It may be said, however, without entering into prohibited details, that by the fortifications on the islands, and on the hills adjacent to the canal entrance, as well as by a permanent system of submarine mines the Pacific entrance to the canal is made as nearly impregnable as the art of war permits. The locks at Miraflores are seven miles inland and the effective range of naval guns is fourteen miles, so that but for the fortifications and a fleet of our own to hold the hostile fleet well out to sea the very keystone of the canal structure would be menaced. Our government in building its new terminal city at Balboa had before it a very striking illustration of the way in which nations covet just such towns. Russia on completing her trans-Siberian railroad built at Port Arthur a terminal even grander and more costly than our new outpost on the Pacific. But the Japanese flag now waves over Port Arthur—and incidentally the fortifications of that famous terminal were also considered impregnable. Perhaps the impregnable fort like the unsinkable ship is yet to be found.

At Balboa the trip through the completed canal will be ended. It has covered a fraction over fifty miles, and has consumed, according to the speed of the ship and the “smartness” of her handling in locks, from seven to ten hours. He who was fortunate enough to make that voyage may well reflect on the weeks of time and the thousands of tons of coal necessary to carry his vessel from Colon to Balboa had the canal not existed.

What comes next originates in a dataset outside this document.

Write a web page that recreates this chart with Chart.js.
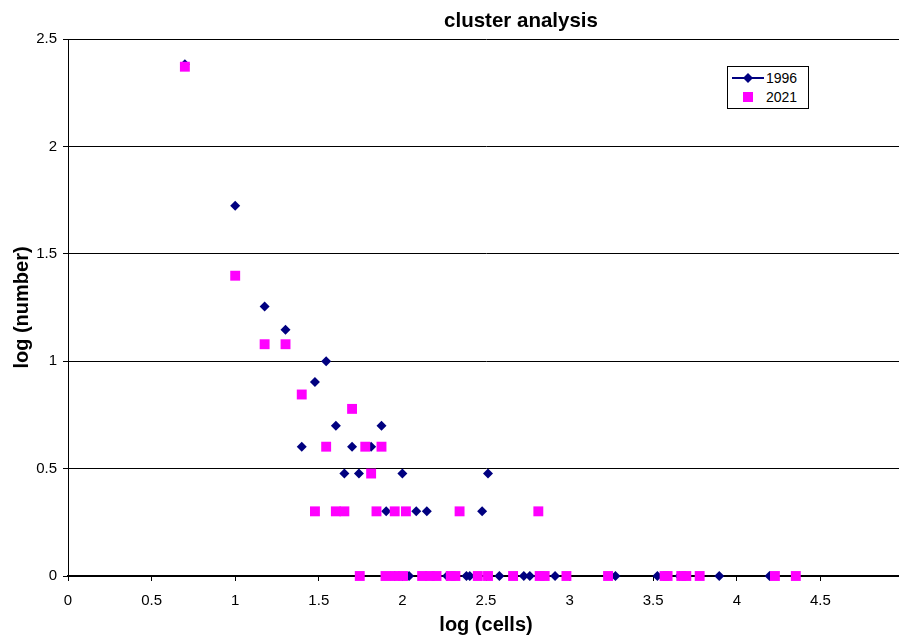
<!DOCTYPE html>
<html>
<head>
<meta charset="utf-8">
<script src="https://cdn.jsdelivr.net/npm/chart.js@4/dist/chart.umd.min.js"></script>
<style>
    html, body { margin: 0; padding: 0; background: #fff; overflow: hidden; }
    #wrap { position: relative; width: 1042px; height: 637px; }
    #title {
        position: absolute; left: 0; top: 8px; width: 1042px; text-align: center;
        font-family: "Liberation Sans", Arial, sans-serif; font-size: 20.5px; font-weight: bold; color: #000;
    }
    #legend {
        position: absolute; left: 727px; top: 66px; width: 80px; height: 41px;
        border: 1px solid #000; background: #fff;
        font-family: "Liberation Sans", Arial, sans-serif; font-size: 14px; color: #000;
    }
    #legend .row { position: absolute; left: 0; height: 18px; line-height: 18px; }
    #legend .row span { position: absolute; left: 38px; top: 0; }
    #legend svg { position: absolute; left: 2px; top: 0; }
</style>
</head>
<body>
<div id="wrap">
    <canvas id="chart" width="1042" height="637"></canvas>
    <div id="title">cluster analysis</div>
    <div id="legend">
        <div class="row" style="top:2px">
            <svg width="36" height="18"><line x1="2" y1="9" x2="34" y2="9" stroke="#000080" stroke-width="2"/><polygon points="18,4 23,9 18,14 13,9" fill="#000080"/></svg>
            <span>1996</span>
        </div>
        <div class="row" style="top:21px">
            <svg width="36" height="18"><rect x="13" y="4" width="10" height="10" fill="#ff00ff"/></svg>
            <span>2021</span>
        </div>
    </div>
</div>
<script>
// log (cells) / log (number) pairs
const cells1996 = [0.699, 1.0, 1.176, 1.301, 1.398, 1.477, 1.544, 1.602, 1.653, 1.699, 1.740, 1.813, 1.875,
    1.903, 2.0, 2.083, 2.146, 2.477, 2.512,
    1.954, 2.04, 2.267, 2.383, 2.403, 2.580, 2.726, 2.762, 2.913, 3.274, 3.525, 3.658, 3.895, 4.196];
const number1996 = [2.382, 1.724, 1.255, 1.146, 0.602, 0.903, 1.0, 0.699, 0.477, 0.602, 0.477, 0.602, 0.699,
    0.301, 0.477, 0.301, 0.301, 0.301, 0.477,
    0, 0, 0, 0, 0, 0, 0, 0, 0, 0, 0, 0, 0, 0];

const cells2021 = [0.699, 1.0, 1.176, 1.301, 1.398, 1.544, 1.699, 1.778, 1.875, 1.813,
    1.477, 1.602, 1.653, 1.845, 1.954, 2.021, 2.342, 2.813,
    1.745, 1.899, 1.955, 2.004, 2.118, 2.164, 2.204, 2.289, 2.317, 2.451, 2.512, 2.662, 2.821, 2.851,
    2.981, 3.230, 3.568, 3.586, 3.668, 3.698, 3.778, 4.228, 4.353];
const number2021 = [2.371, 1.398, 1.079, 1.079, 0.845, 0.602, 0.778, 0.602, 0.602, 0.477,
    0.301, 0.301, 0.301, 0.301, 0.301, 0.301, 0.301, 0.301,
    0, 0, 0, 0, 0, 0, 0, 0, 0, 0, 0, 0, 0, 0,
    0, 0, 0, 0, 0, 0, 0, 0, 0];

const xTicks = [0, 0.5, 1, 1.5, 2, 2.5, 3, 3.5, 4, 4.5, 5];
const yTicks = [0, 0.5, 1, 1.5, 2, 2.5];

const FONT = '"Liberation Sans", Arial, sans-serif';

function toPoints(xs, ys) {
    return xs.map((x, i) => ({ x: x, y: ys[i] }));
}

new Chart(document.getElementById('chart'), {
    type: 'scatter',
    data: {
        datasets: [{
            label: '1996',
            data: toPoints(cells1996, number1996),
            pointStyle: 'rectRot',
            pointRadius: 5,
            pointBackgroundColor: '#000080',
            pointBorderColor: '#000080',
            pointBorderWidth: 0,
            clip: false,
            order: 2
        }, {
            label: '2021',
            data: toPoints(cells2021, number2021),
            pointStyle: 'rect',
            pointRadius: 7,
            pointBackgroundColor: '#ff00ff',
            pointBorderColor: '#ff00ff',
            pointBorderWidth: 0,
            clip: false,
            order: 1
        }]
    },
    options: {
        responsive: false,
        animation: false,
        layout: { padding: { left: 0, right: 138, top: 39, bottom: 0 } },
        plugins: {
            legend: { display: false },
            tooltip: { enabled: false },
            title: { display: false }
        },
        scales: {
            x: {
                type: 'linear',
                min: 0, max: 5,
                afterBuildTicks: scale => { scale.ticks = xTicks.map(v => ({ value: v })); },
                afterFit: scale => { scale.height = 61; },
                grid: { drawOnChartArea: false, drawTicks: true, tickLength: 5, color: '#000' },
                border: { color: '#000', width: 1.5 },
                ticks: { color: '#000', font: { family: FONT, size: 15 }, padding: 11, maxRotation: 0, autoSkip: false, callback: v => String(v) },
                title: { display: true, text: 'log (cells)', color: '#000', font: { family: FONT, size: 20, weight: 'bold' }, padding: { top: 0, bottom: 0 } }
            },
            y: {
                type: 'linear',
                min: 0, max: 2.5,
                afterBuildTicks: scale => { scale.ticks = yTicks.map(v => ({ value: v })); },
                afterFit: scale => { scale.width = 68; },
                grid: { color: '#000', lineWidth: 1, drawTicks: true, tickLength: 5 },
                border: { color: '#000', width: 1 },
                ticks: { color: '#000', font: { family: FONT, size: 15 }, padding: 6, callback: v => String(v) },
                title: { display: true, text: 'log (number)', color: '#000', font: { family: FONT, size: 20, weight: 'bold' }, padding: { top: 10, bottom: 0 } }
            }
        }
    }
});
</script>
</body>
</html>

Photo by Underwood & Underwood

COMPLETED CANAL AT COROZAL

From Balboa to the ancient and yet gay city of Panama runs a trolley line by which the passenger, whose ship remains in port for a few days, or even a few hours, may with but little cost of time or money visit one of the quaintest towns on the North American continent. If the climate, or the seemingly ineradicable sluggishness of the Panamanian do not intervene the two towns should grow into one, though their governments must remain distinct, as the Republic of Panama naturally clings to its capital city. But seemingly the prospect of a great new port at his doors, open to the commerce of all the world, where ships from Hamburg and Hong Kong, from London and Lima, from Copenhagen and from Melbourne may all meet in passing their world-wide ways, excites the Panamanian not a whit. He exists content with his town as it is, reaching out but little for the new trade which this busy mart next door to him should bring. No new hotels are rising within the line of the old walls; no new air of haste or enterprise enlivens the placid streets and plazas. Perhaps in time Balboa may be the big town, and Panama as much outworn as that other Panama which Morgan left a mere group of ruins. It were a pity should it be so, for no new town, built of neat cement blocks, with a Y. M. C. A. club house as its crowning point of gaiety, can ever have the charm which even the casual visitor finds in ragged, bright-colored, crowded, gay and perhaps naughty Panama.


CHAPTER VIII
THE FORMATIVE PERIOD

American control of the canal, as I have already pointed out, was taken over without any particular ceremony immediately after the payment to Panama of the $10,000,000 provided for in the treaty. Indeed so slight was the friction incident to the transfer of ownership from the French to the Americans that several hundred laborers employed on the Culebra Cut went on with their work serenely unconscious of any change in management. But though work was uninterrupted the organization of the directing force took time and thought. It took more than that. It demanded the testing out of men in high place and the rejection of the unfit; patient experimenting with methods and the abandonment of those that failed to produce results. There was a long period of this experimental work which sorely tried the patience of the American people before the canal-digging organization fell into its stride and moved on with a certain and resistless progress toward the goal.